Wie lange warten? Das wird an diesem Sonntag eine Schlüsselfrage sein für die CSU-Spitze. Nach dem Brüsseler Gipfel ist erst einmal sie am Zug. Die Lage ist für die Partei und ihren Vorsitzenden Horst Seehofer nicht einfacher geworden. An der Abwägung, was nun geschehen soll, hat sich aus ihrer Sicht nicht viel geändert. Zumal die Kanzlerin dem Bundesinnenminister Horst Seehofer in Brüssel ein Ei ins Nest gelegt hat.

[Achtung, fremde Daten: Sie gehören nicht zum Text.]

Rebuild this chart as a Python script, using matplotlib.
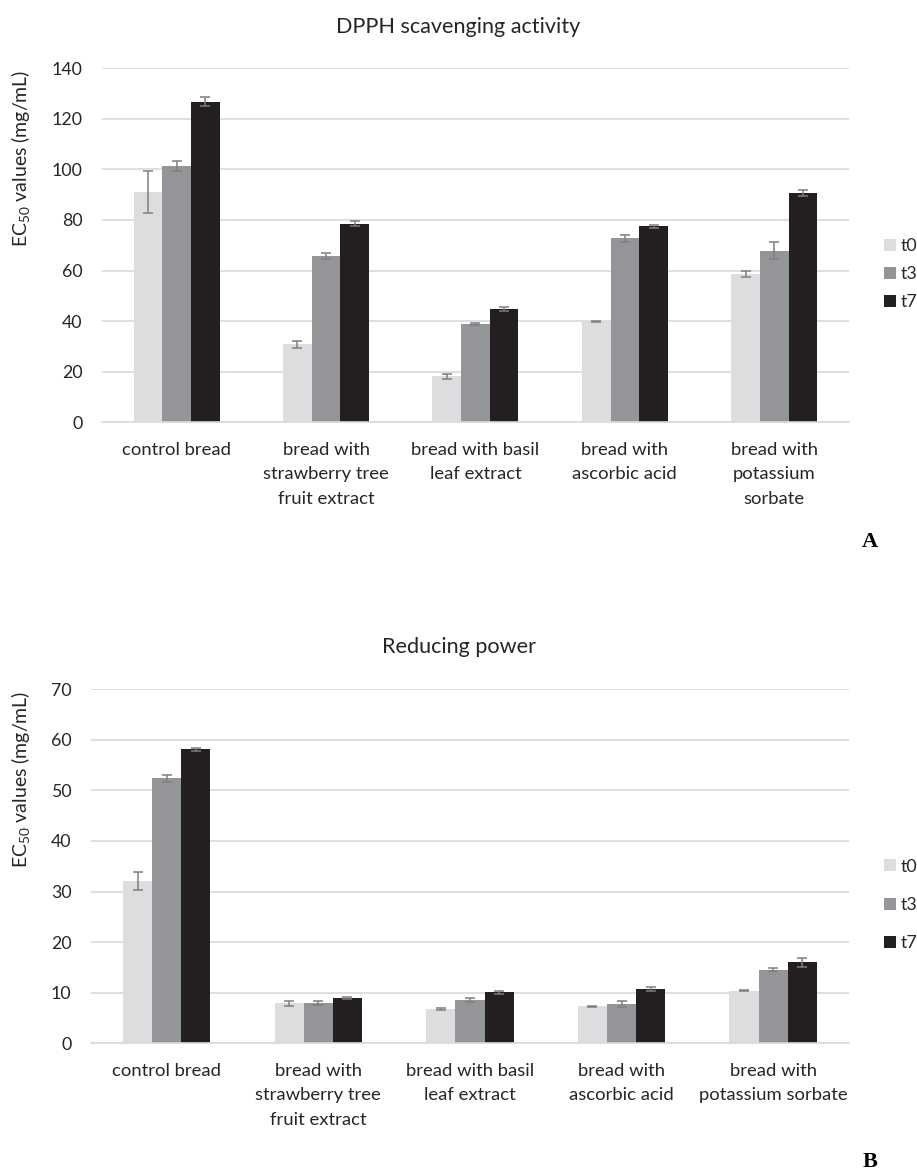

Ausgerechnet er und die anderen EU-Innenminister sollen nun die Details für die geplanten Verwaltungsverordnungen aushandeln, auf Basis derer künftig Flüchtlinge in jene EU-Staaten zurückgeschickt werden können, in denen sie zuerst registriert wurden.

Am Sonntagnachmittag hat Seehofer die Konfrontation nochmals verschärft und EU-Verhandlungsergebnisse Merkels sehr kritisch bewertet. Sie seien "nicht wirkungsgleich" mit den von der CSU verlangten Kontrollen und Zurückweisungen an der Grenze, sagte der Bundesinnenminister in einer CSU-Vorstandssitzung in München. Die Kanzlerin hatte kurz zuvor für ihre Pläne geworben. Sie ließ offen, ob am Sonntag eine Lösung in dem Streit erreichbar wäre, der den Bestand der Koalition akut bedroht. Was also kann jetzt passieren?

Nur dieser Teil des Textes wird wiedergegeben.